[What is required] Your answer should be a single number: how many lines in the data below hold the string "Reproduce".
··· Provided material
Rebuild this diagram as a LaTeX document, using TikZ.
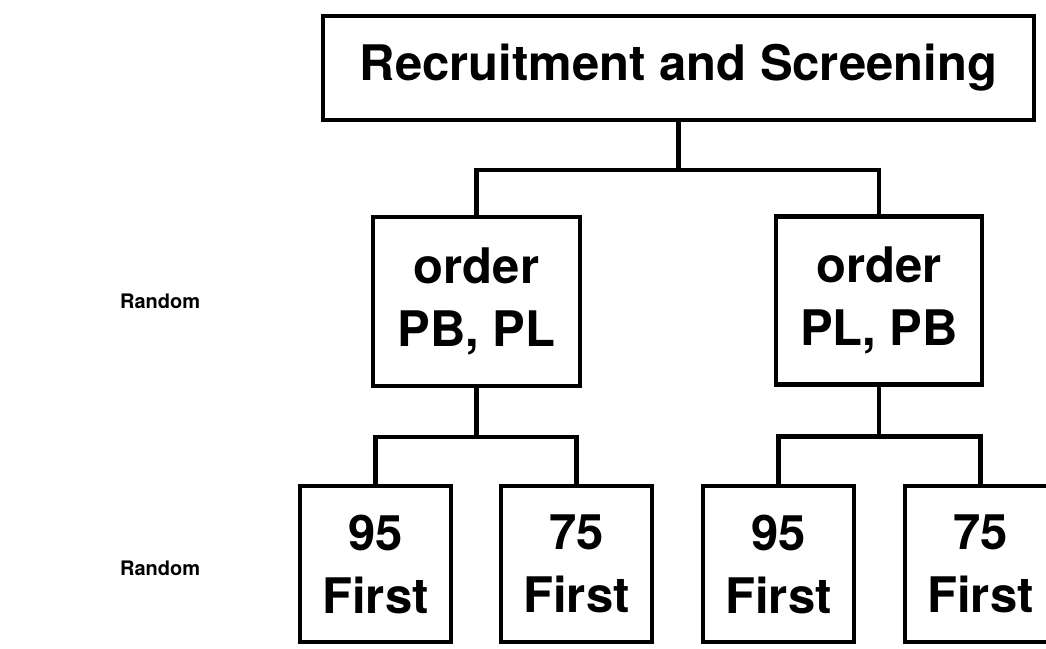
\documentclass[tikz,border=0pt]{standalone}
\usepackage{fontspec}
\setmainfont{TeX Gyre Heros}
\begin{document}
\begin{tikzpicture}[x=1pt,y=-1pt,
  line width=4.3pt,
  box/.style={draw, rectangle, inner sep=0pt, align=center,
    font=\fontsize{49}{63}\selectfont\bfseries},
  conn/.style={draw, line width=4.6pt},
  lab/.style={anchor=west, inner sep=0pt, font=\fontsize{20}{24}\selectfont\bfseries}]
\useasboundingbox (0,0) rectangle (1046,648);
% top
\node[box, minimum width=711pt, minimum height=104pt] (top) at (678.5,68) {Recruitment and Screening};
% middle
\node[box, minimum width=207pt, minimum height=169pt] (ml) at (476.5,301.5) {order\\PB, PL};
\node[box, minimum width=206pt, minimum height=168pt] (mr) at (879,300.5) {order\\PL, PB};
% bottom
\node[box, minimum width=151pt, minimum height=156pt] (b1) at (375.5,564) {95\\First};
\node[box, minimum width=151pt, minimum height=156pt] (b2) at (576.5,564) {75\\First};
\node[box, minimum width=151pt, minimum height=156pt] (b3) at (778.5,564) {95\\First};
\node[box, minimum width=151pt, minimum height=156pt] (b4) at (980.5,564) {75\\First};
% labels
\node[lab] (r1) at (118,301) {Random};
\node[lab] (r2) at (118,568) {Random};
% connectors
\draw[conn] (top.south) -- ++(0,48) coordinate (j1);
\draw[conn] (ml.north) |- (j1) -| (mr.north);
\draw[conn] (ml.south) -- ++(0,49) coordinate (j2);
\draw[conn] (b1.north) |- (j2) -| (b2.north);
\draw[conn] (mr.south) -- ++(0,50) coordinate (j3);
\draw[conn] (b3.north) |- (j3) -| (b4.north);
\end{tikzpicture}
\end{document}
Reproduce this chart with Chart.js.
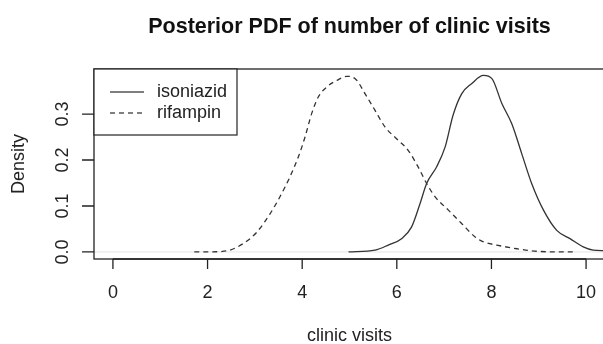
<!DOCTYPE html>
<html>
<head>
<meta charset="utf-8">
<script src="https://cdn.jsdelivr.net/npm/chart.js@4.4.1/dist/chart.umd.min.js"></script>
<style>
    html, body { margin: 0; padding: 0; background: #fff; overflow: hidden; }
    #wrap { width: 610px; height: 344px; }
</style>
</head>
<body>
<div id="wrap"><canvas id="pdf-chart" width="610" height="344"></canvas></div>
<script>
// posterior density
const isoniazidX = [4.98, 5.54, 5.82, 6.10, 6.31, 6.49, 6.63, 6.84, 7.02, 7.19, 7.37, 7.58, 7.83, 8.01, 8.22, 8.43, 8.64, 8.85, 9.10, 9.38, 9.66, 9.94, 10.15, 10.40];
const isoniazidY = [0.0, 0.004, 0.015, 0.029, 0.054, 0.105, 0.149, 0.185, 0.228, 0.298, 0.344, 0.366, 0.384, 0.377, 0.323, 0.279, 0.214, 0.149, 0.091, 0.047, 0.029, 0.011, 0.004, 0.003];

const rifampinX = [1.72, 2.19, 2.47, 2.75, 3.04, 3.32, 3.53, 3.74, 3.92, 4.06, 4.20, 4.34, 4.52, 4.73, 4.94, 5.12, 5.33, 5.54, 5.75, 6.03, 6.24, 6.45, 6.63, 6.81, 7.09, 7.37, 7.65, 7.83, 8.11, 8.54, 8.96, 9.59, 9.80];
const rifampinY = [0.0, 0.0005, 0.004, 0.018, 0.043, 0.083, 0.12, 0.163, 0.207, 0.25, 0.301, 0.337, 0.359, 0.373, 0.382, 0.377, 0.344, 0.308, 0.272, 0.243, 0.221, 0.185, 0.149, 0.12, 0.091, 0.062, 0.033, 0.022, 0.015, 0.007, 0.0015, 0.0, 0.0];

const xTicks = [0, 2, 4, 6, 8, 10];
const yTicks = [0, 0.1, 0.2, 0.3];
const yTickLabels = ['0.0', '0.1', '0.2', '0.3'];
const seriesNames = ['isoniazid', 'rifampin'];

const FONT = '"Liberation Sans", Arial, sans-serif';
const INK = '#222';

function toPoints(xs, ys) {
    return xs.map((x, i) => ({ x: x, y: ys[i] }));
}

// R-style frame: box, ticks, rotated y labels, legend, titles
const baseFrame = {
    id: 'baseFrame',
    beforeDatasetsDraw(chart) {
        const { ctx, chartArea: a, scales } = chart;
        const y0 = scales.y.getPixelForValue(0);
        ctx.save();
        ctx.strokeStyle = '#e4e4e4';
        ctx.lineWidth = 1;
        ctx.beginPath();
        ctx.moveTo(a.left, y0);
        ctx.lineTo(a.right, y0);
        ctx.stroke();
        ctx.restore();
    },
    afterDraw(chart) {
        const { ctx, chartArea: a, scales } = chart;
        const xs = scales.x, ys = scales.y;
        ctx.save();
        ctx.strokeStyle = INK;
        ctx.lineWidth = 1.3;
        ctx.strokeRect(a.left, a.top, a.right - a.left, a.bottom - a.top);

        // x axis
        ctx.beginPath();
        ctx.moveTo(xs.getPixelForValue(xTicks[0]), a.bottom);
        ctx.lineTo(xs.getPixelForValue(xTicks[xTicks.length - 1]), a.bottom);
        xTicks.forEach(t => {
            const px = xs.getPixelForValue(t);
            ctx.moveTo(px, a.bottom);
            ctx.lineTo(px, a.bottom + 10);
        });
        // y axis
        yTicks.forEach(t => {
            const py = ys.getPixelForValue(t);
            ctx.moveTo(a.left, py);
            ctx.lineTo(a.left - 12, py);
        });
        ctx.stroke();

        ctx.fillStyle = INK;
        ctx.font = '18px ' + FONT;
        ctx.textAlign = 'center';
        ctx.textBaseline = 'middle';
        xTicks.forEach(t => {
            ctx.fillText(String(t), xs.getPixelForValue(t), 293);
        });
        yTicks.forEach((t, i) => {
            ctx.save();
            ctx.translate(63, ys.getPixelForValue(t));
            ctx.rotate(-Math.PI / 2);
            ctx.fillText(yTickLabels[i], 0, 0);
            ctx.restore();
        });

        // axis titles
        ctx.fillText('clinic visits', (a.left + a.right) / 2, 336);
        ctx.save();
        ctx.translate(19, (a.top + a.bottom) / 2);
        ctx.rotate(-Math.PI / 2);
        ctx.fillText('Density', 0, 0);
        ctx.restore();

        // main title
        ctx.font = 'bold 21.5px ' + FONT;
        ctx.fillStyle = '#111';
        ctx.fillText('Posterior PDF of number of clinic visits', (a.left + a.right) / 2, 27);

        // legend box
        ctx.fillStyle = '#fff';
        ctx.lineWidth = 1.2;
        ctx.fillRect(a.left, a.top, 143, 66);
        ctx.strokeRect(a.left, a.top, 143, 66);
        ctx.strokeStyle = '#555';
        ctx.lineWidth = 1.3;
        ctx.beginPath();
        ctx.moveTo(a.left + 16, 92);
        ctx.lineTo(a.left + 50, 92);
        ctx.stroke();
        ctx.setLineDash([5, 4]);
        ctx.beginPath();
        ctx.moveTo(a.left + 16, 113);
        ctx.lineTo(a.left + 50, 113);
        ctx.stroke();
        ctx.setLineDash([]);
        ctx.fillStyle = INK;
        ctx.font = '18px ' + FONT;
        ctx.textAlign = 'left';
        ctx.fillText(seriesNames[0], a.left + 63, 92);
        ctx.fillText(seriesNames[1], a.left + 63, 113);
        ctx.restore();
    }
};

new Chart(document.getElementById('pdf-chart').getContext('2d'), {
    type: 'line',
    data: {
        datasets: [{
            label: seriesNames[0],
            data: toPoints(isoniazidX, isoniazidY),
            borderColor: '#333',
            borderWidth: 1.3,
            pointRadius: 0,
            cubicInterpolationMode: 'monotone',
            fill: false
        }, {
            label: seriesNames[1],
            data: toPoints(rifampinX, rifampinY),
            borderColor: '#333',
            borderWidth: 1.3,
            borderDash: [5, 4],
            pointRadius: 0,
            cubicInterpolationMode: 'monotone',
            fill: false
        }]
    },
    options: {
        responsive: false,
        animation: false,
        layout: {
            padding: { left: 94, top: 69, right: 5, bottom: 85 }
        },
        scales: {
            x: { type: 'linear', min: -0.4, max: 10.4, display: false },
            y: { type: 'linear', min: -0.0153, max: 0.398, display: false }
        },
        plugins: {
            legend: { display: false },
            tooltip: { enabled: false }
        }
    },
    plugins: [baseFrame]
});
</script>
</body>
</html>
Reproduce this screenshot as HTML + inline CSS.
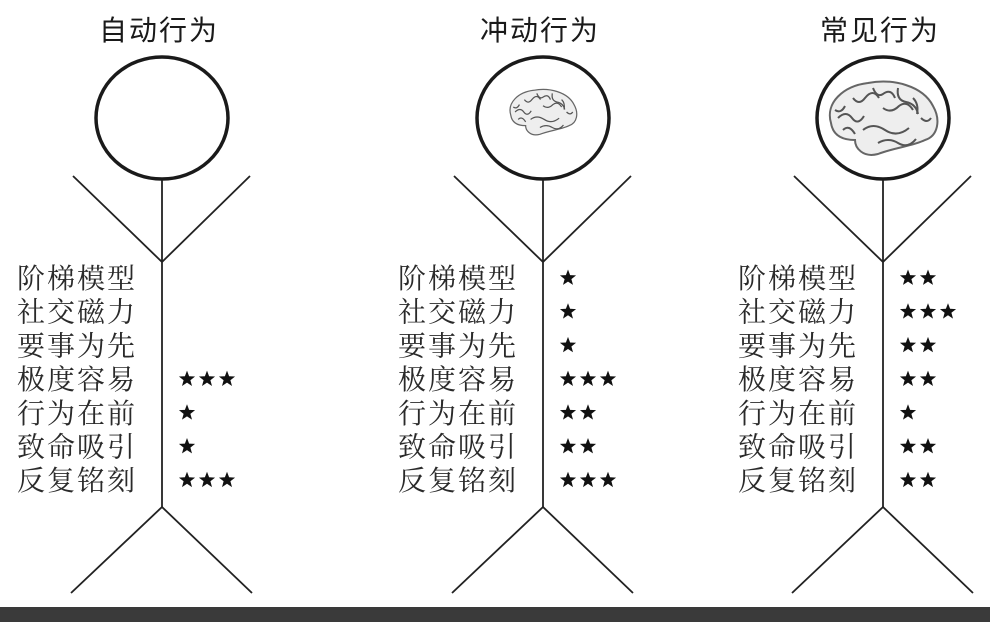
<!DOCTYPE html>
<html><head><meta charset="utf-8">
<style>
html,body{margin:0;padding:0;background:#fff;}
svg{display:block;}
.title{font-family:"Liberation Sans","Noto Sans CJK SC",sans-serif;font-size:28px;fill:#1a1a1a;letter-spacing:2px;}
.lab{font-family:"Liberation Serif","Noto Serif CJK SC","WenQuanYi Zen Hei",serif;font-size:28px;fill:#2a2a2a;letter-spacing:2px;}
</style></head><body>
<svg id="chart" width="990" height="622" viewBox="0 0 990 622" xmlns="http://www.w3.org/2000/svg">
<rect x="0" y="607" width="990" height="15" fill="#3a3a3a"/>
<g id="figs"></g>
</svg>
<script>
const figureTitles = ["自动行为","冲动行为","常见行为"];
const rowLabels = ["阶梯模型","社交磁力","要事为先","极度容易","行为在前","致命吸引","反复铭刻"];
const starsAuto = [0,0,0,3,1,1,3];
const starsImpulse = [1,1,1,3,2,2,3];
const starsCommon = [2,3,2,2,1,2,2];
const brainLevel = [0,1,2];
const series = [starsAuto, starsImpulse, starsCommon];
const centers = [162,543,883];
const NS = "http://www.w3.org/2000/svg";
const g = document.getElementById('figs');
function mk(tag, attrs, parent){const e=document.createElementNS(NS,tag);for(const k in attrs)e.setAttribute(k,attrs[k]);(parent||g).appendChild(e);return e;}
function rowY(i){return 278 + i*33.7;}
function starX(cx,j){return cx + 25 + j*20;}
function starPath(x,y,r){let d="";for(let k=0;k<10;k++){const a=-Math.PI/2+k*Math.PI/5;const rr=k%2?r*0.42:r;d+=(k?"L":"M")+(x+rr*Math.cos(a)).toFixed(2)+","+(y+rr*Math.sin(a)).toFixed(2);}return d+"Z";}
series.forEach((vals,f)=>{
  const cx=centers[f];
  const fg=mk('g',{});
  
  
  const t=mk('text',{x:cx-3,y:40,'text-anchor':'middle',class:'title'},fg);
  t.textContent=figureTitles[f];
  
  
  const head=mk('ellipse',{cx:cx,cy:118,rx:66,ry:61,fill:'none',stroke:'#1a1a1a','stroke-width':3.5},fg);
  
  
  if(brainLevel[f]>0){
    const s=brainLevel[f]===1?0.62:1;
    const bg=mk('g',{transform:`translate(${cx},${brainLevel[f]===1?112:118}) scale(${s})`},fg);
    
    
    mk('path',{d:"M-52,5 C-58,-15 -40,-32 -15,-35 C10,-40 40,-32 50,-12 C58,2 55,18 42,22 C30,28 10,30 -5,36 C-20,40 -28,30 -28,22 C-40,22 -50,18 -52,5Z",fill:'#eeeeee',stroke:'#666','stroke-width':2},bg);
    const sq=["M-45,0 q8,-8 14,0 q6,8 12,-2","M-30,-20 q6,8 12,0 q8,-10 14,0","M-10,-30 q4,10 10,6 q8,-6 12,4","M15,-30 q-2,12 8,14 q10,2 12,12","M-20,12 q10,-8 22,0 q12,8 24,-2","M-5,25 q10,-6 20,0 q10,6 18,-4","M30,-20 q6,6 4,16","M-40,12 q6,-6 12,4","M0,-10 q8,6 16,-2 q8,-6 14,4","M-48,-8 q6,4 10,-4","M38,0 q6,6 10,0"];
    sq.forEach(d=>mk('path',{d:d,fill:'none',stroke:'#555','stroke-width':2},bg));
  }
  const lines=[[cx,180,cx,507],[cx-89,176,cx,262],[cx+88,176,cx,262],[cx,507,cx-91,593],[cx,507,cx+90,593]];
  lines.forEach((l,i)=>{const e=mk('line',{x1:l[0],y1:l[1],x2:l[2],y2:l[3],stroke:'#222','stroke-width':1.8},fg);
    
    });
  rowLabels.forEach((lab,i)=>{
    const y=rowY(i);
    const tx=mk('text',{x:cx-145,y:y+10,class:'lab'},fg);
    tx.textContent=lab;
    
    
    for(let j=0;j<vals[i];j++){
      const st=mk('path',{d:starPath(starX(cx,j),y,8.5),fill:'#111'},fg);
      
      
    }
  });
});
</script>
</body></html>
······
[Solution to this problem] 2